On this day 178 years ago, a Christmas classic was published and it changed everything. Charles Dickens’s Christmas classic A Christmas Carol was published on December 19, 1843, and with it, the traditional Christmas that we are so familiar with was born.
Dicken’s A Christmas Carol didn’t so much as create the Christmas traditions that we readily partake in today, but rather it captured the zeitgeist of the Victorian era and the way they revived Christmas as one of the biggest holidays celebrated in the Western world. Before the Victorians, Christmas wasn’t the most important holiday on the Christian calendar so it wasn’t as widely celebrated in the way we do so today.
However, by the mid 19th century, the Victorians transformed Christmas into a family-oriented celebration. At the center of Christmas was the focus on family and charity. It all of a sudden became a show-stopping holiday with new traditions being created left and right, and that Victorian revival gave way to the commercial Christmas celebrations of today. The warmth of being with family, the excitement of giving and receiving gifts, the ostentatious and cheerful Christmas decorations, and the great, big wonderful Christmas feast—the Victorians gave rise to a new sense of celebrating Christmas.

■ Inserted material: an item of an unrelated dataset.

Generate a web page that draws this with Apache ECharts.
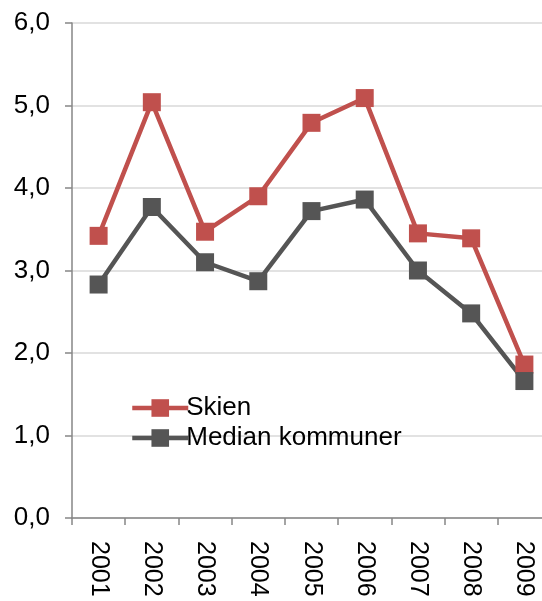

Even the British royal family contributed to new Christmas traditions. In 1848, the newspaper published a drawing of the royal family celebrating around a decorated Christmas tree, a tradition that Prince Albert brought with him from his childhood in Germany. Unsurprisingly, every Victorian home with the means to do so got a Christmas tree decorated with baubles and ornaments.
A Christmas Carol by Charles Dickens captured this picturesque Victorian Christmas. The book encapsulated the Victorian sense of Christmas cheer and soon became a Christmas classic. It forever popularized commercial Christmas celebrations and traditions that we love and readily partake in today.